I have only been to Arran twice before, many years ago: once on a school trip and more than 20 years ago when a friend’s husband was minister of the Church of Scotland at Shiskine. On neither visit did we go to Glen Rosa and as our holiday cottage is the last one before the tarred road ends at the campsite, it needed exploration. Because we did a fair bit of driving yesterday, walking was on the agenda for today. James being a morning person, had already walked the four miles into Brodick and back for the Sunday papers which do not arrive until 11am. I had a somewhat slower start but had the picnic ready for his return, so we set off. The campsite down by the river looks like a good one unless there has been a lot of rain and then there would be a risk of flooding.

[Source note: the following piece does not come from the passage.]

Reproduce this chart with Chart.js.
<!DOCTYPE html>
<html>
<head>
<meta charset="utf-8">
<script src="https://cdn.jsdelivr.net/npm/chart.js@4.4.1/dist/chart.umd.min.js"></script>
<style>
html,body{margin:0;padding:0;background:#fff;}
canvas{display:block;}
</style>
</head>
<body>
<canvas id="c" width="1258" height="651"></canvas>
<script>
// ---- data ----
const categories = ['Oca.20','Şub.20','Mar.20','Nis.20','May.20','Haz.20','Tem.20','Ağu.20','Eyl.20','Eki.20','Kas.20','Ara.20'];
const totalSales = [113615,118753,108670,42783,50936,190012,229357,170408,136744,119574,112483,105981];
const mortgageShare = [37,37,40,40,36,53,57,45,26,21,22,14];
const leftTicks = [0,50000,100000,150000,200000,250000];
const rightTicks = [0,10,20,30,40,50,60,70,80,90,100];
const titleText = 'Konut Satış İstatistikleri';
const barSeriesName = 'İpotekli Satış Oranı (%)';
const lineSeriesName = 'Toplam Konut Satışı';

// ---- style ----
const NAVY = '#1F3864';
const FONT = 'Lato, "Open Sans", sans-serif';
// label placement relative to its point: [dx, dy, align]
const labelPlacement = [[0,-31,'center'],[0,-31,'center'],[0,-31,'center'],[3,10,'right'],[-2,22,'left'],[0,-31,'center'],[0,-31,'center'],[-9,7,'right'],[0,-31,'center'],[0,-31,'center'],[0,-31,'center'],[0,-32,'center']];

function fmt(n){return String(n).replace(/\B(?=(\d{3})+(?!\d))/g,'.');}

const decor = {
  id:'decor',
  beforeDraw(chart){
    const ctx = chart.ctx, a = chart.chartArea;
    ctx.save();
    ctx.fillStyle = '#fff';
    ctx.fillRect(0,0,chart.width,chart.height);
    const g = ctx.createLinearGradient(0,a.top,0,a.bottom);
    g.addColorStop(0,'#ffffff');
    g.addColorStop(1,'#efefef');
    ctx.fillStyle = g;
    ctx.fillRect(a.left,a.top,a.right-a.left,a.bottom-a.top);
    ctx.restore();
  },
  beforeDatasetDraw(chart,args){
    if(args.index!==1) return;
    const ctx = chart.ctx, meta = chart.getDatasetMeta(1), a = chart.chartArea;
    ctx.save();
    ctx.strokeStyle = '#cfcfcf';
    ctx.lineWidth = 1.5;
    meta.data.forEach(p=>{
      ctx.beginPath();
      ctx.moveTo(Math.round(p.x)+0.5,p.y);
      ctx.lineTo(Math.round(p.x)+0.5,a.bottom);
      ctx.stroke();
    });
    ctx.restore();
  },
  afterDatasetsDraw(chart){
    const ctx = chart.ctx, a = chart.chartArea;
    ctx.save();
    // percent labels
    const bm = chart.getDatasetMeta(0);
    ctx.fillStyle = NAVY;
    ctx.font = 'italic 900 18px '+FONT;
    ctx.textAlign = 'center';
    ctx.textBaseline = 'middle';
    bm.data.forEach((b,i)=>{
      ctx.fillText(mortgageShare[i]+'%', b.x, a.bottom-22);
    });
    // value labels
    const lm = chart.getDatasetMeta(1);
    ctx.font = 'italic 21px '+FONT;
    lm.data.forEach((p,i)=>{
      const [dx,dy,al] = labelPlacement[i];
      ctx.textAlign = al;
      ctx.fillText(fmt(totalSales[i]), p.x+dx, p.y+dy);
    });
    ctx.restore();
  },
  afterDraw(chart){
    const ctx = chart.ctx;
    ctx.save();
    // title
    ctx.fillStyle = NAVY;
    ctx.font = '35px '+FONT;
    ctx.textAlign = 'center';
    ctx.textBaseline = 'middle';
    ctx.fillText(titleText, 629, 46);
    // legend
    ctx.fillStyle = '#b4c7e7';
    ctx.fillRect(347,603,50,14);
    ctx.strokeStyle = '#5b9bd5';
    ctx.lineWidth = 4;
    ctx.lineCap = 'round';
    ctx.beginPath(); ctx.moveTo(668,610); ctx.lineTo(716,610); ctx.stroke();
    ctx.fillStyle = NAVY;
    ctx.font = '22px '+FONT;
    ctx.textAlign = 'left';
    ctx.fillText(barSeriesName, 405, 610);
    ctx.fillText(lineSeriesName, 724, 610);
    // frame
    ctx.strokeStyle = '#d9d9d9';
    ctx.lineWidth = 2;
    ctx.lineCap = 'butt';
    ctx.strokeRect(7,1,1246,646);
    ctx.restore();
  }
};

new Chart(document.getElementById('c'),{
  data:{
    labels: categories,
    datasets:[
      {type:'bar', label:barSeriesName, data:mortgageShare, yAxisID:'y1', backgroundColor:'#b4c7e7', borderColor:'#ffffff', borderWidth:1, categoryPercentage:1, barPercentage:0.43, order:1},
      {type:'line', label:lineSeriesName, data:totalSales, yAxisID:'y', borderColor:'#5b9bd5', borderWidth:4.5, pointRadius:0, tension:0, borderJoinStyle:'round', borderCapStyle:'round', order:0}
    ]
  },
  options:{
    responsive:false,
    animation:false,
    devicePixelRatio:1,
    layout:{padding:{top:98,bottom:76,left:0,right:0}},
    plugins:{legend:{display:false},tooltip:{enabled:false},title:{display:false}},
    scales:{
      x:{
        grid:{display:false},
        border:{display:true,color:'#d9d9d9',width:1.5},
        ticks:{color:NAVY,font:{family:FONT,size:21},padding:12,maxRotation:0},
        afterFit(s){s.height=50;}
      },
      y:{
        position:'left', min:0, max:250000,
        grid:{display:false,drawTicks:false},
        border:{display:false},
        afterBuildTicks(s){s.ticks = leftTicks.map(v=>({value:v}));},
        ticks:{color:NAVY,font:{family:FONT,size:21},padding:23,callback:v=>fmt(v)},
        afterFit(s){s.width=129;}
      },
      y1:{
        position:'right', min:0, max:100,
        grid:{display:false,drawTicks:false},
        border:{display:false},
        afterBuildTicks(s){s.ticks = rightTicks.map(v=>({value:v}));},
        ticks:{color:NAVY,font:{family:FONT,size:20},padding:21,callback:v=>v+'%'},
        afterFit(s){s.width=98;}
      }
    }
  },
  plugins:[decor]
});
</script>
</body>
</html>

The track turns down the side of a forest wild flowers on the verge. At this time of year there are celandines, violets and primroses and the gorse is in full bloom.
It passes a sheep dip and through a gate in the deer fence. There are many mounds in the glen formed by glacial moraine. Continuing there are good views of the granite mountains ahead: Beinn Nuis, Beinn Tarsuinn and the shoulder of Beinn a Chliabhain, Cir Mhor and eventually Goatfell appears.

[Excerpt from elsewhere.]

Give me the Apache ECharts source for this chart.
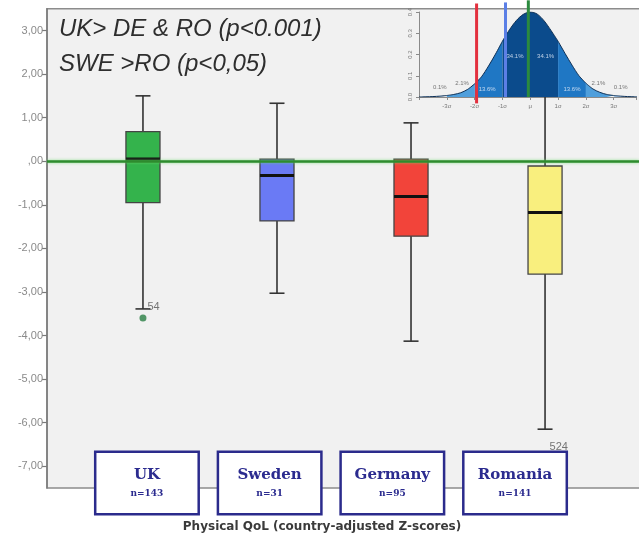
<!DOCTYPE html>
<html><head><meta charset="utf-8">
<script src="https://cdn.jsdelivr.net/npm/echarts@6/dist/echarts.min.js"></script>
<style>html,body{margin:0;padding:0;background:#fff}#c{width:639px;height:541px}</style>
</head><body><div id="c"></div>
<script>
// ---- main box plot data ----
const categories = ['UK', 'Sweden', 'Germany', 'Romania'];
const nValues = [143, 31, 95, 141];
const whiskerLow = [-3.39, -3.03, -4.13, -6.15];
const q1 = [-0.95, -1.37, -1.72, -2.59];
const median = [0.05, -0.33, -0.81, -1.18];
const q3 = [0.68, 0.05, 0.05, -0.11];
const whiskerHigh = [1.50, 1.33, 0.88, 1.50];
const outlierCat = [0, 3];
const outlierVal = [-3.6, -6.8];
const outlierId = ['54', '524'];
const yTicks = [3, 2, 1, 0, -1, -2, -3, -4, -5, -6, -7];
const notes = ['UK> DE & RO (p<0.001)', 'SWE >RO (p<0,05)'];
const axisTitle = 'Physical QoL (country-adjusted Z-scores)';
const boxColors = ['#34b34c', '#6a7af5', '#f2443a', '#f9ef7e'];

// ---- inset (normal curve picture) ----
const curveX = [-4, -3.75, -3.5, -3.25, -3, -2.75, -2.5, -2.25, -2, -1.75, -1.5, -1.25, -1, -0.75, -0.5, -0.25, 0,
                0.25, 0.5, 0.75, 1, 1.25, 1.5, 1.75, 2, 2.25, 2.5, 2.75, 3, 3.25, 3.5, 3.75, 4];
const curveY = [0.000, 0.001, 0.002, 0.004, 0.007, 0.012, 0.020, 0.036, 0.062, 0.096, 0.146, 0.202, 0.263, 0.316, 0.360, 0.389, 0.400,
                0.390, 0.358, 0.312, 0.262, 0.205, 0.150, 0.100, 0.065, 0.038, 0.022, 0.012, 0.007, 0.004, 0.002, 0.001, 0.000];
const bands = [[-4, -3], [-3, -2], [-2, -1], [-1, 1], [1, 2], [2, 3], [3, 4]];
const bandColors = ['#a9cdee', '#4f9fdc', '#1f77c4', '#0b4b8c', '#1f77c4', '#4f9fdc', '#a9cdee'];
const insetTicks = [-3, -2, -1, 0, 1, 2, 3];
const refLineX = [-1.93, -0.89, -0.07];
const refLineTop = [0.44, 0.445, 0.455];
const refLineBottom = [-0.03, 0, 0];
const refLineColors = ['#e3303e', '#5b7fe6', '#2b8a3e'];
const pctText = ['0.1%', '2.1%', '13.6%', '34.1%', '34.1%', '13.6%', '2.1%', '0.1%'];
const pctX = [-3.25, -2.45, -1.55, -0.55, 0.55, 1.5, 2.45, 3.25];
const pctY = [0.047, 0.066, 0.038, 0.19, 0.19, 0.038, 0.066, 0.047];

function yFmt(v) {
  let s = Math.abs(v).toFixed(2).replace('.', ',');
  if (Math.abs(v) < 1) s = s.slice(1);
  return (v < 0 ? '-' : '') + s;
}

const chart = echarts.init(document.getElementById('c'));

function renderBox(params, api) {
  const i = api.value(0);
  const pLo = api.coord([i, api.value(1)]);
  const pQ1 = api.coord([i, api.value(2)]);
  const pMed = api.coord([i, api.value(3)]);
  const pQ3 = api.coord([i, api.value(4)]);
  const pHi = api.coord([i, api.value(5)]);
  const bw = api.size([0.254, 0])[0];
  const cw = 15;
  const cx = pLo[0];
  const ls = { stroke: '#333', lineWidth: 1.6 };
  return {
    type: 'group', children: [
      { type: 'line', shape: { x1: cx, y1: pLo[1], x2: cx, y2: pHi[1] }, style: ls },
      { type: 'line', shape: { x1: cx - cw / 2, y1: pLo[1], x2: cx + cw / 2, y2: pLo[1] }, style: ls },
      { type: 'line', shape: { x1: cx - cw / 2, y1: pHi[1], x2: cx + cw / 2, y2: pHi[1] }, style: ls },
      { type: 'rect', shape: { x: cx - bw / 2, y: pQ3[1], width: bw, height: pQ1[1] - pQ3[1] },
        style: { fill: boxColors[params.dataIndex], stroke: '#444', lineWidth: 1.3 } },
      { type: 'line', shape: { x1: cx - bw / 2, y1: pMed[1], x2: cx + bw / 2, y2: pMed[1] },
        style: { stroke: '#111', lineWidth: 3 } }
    ]
  };
}

function renderRef(params, api) {
  const a = api.coord([api.value(0), api.value(1)]);
  const b = api.coord([api.value(0), api.value(2)]);
  return { type: 'line', shape: { x1: a[0], y1: a[1], x2: b[0], y2: b[1] },
    style: { stroke: refLineColors[params.dataIndex], lineWidth: 3 } };
}

const bandSeries = bands.map((bd, k) => ({
  type: 'line', xAxisIndex: 2, yAxisIndex: 2, z: 5,
  symbol: 'none', smooth: 0.3, silent: true,
  data: curveX.map((x, j) => [x, curveY[j]]).filter(p => p[0] >= bd[0] && p[0] <= bd[1]),
  lineStyle: { color: '#0d2f55', width: 1 },
  areaStyle: { color: bandColors[k], opacity: 1 }
}));

const option = {
  animation: false,
  backgroundColor: '#ffffff',
  grid: [
    { left: 47, right: 0, top: 8.7, bottom: 53 },
    { left: 85.6, right: 62.6, top: 440, height: 10 },
    { left: 419, right: 0, top: 12, height: 85 }
  ],
  xAxis: [
    { gridIndex: 0, type: 'value', min: -0.716, max: 3.701, show: false },
    { gridIndex: 1, type: 'category', data: categories, position: 'bottom', z: 10,
      axisLine: { show: false }, axisTick: { show: false },
      axisLabel: {
        interval: 0, margin: 3,
        formatter: (v, idx) => '{t|' + v + '}\n{n|n=' + nValues[idx] + '}',
        backgroundColor: '#ffffff', borderColor: '#2b2b8c', borderWidth: 2.5,
        padding: [11, 2, 11, 2], width: 97, align: 'center',
        rich: {
          t: { fontFamily: 'DejaVu Serif', fontWeight: 'bold', fontSize: 15, color: '#2b2b8f', lineHeight: 22, align: 'center' },
          n: { fontFamily: 'DejaVu Serif', fontWeight: 'bold', fontSize: 9, color: '#2b2b8f', lineHeight: 16, align: 'center' }
        }
      } },
    { gridIndex: 2, type: 'value', min: -4, max: 3.8, interval: 1,
      axisLine: { show: true, onZero: false, lineStyle: { color: '#8a8a8a', width: 1 } },
      axisTick: { show: true, length: 3, lineStyle: { color: '#8a8a8a' } },
      splitLine: { show: false },
      axisLabel: { fontSize: 6, color: '#777', margin: 6,
        formatter: v => (insetTicks.indexOf(v) < 0 ? '' : (v === 0 ? 'μ' : v + 'σ')) } }
  ],
  yAxis: [
    { gridIndex: 0, type: 'value', min: -7.5, max: 3.5,
      axisLine: { show: true, onZero: false, lineStyle: { color: '#7a7a7a', width: 1.5 } },
      axisTick: { show: true, length: 5, customValues: yTicks, lineStyle: { color: '#7a7a7a', width: 1.2 } },
      axisLabel: { customValues: yTicks, formatter: yFmt, color: '#8a8a8a', fontSize: 11, margin: 4, fontFamily: 'Liberation Sans' },
      splitLine: { show: false } },
    { gridIndex: 1, type: 'value', show: false },
    { gridIndex: 2, type: 'value', min: 0, max: 0.4, interval: 0.1,
      axisLine: { show: true, onZero: false, lineStyle: { color: '#8a8a8a', width: 1 } },
      axisTick: { show: true, length: 3, lineStyle: { color: '#8a8a8a' } },
      splitLine: { show: false },
      axisLabel: { rotate: 90, fontSize: 6, color: '#777', margin: 6, formatter: v => v.toFixed(1) } }
  ],
  graphic: [
    { type: 'rect', z: -10, silent: true, shape: { x: 47, y: 8.7, width: 600, height: 479.3 },
      style: { fill: '#f1f1f1', stroke: '#8c8c8c', lineWidth: 1.5 } },
    { type: 'text', x: 59, y: 29, z: 20, style: { text: notes[0], fontStyle: 'italic', fontSize: 24, fontFamily: 'Liberation Sans', fill: '#2e2e2e', verticalAlign: 'middle', align: 'left' } },
    { type: 'text', x: 59, y: 64, z: 20, style: { text: notes[1], fontStyle: 'italic', fontSize: 24, fontFamily: 'Liberation Sans', fill: '#2e2e2e', verticalAlign: 'middle', align: 'left' } },
    { type: 'text', x: 322, y: 527, z: 20, style: { text: axisTitle, fontSize: 12, fontWeight: 'bold', fontFamily: 'DejaVu Sans', fill: '#3a3a3a', verticalAlign: 'middle', align: 'center' } }
  ],
  series: [
    { type: 'custom', xAxisIndex: 0, yAxisIndex: 0, z: 2, clip: false,
      renderItem: renderBox,
      encode: { x: 0, y: [1, 2, 3, 4, 5] },
      data: categories.map((c, i) => [i, whiskerLow[i], q1[i], median[i], q3[i], whiskerHigh[i]]),
      markLine: { silent: true, symbol: 'none', label: { show: false },
        data: [{ yAxis: 0 }],
        lineStyle: { color: '#2e8b2e', width: 2.5, type: 'solid', shadowColor: 'rgba(110,220,110,0.8)', shadowBlur: 3 } } },
    { type: 'scatter', xAxisIndex: 0, yAxisIndex: 0, z: 3, symbolSize: 7,
      data: outlierCat.map((c, k) => ({ value: [c, outlierVal[k]], name: outlierId[k], itemStyle: { color: c === 0 ? '#2a7f45' : '#d8cf6a' } })),
      label: { show: true, formatter: '{b}', position: 'right', distance: 1, offset: [0, -11], fontSize: 11, color: '#555', fontFamily: 'Liberation Sans' } },
    ...bandSeries,
    { type: 'custom', xAxisIndex: 2, yAxisIndex: 2, z: 6, clip: false,
      renderItem: renderRef,
      encode: { x: 0, y: [1, 2] },
      data: refLineX.map((x, i) => [x, refLineBottom[i], refLineTop[i]]) },
    { type: 'scatter', xAxisIndex: 2, yAxisIndex: 2, z: 7, symbolSize: 1, silent: true,
      itemStyle: { color: 'transparent' },
      data: pctX.map((x, i) => ({ value: [x, pctY[i]], label: { color: (i >= 2 && i <= 5) ? '#e6eefa' : '#555' } })),
      label: { show: true, position: 'inside', fontSize: 6, formatter: p => pctText[p.dataIndex] } }
  ]
};
chart.setOption(option);
</script>
</body></html>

The Garbh Allt burn descends via a small waterfall to meet the Glenrosa Water and the path crosses it via a footbridge. The rocks were a good place to have our picnic. There are various options to continue walking if you wish. Turn up by the burn, past the dam and then up the slope to the summit of Beinn Nuis which is scattered with the remnants of Second World War planes that crashed on the hill. Alternatively, you can continue up Glen Rosa, over the Saddle of Goatfell and descend to Sannox. There is even a circular walk from the Cladach visitors’ centre on Walk Highlands website http://www.walkhighlands.co.uk. We carried on for a while up the glen but as it had rained recently, it was becoming wetter underfoot (this part is renowned for being boggy) and we decided to return to the cottage for a lazy afternoon. On the way back, we heard a cuckoo several times. At home we used to hear them every April but not for the last few years. We also heard several pheasants. The one that regularly visited our garden was found dead on the road, only recently having been killed just before we left. As we were going away, he was given to a neighbour who will have enjoyed eating him.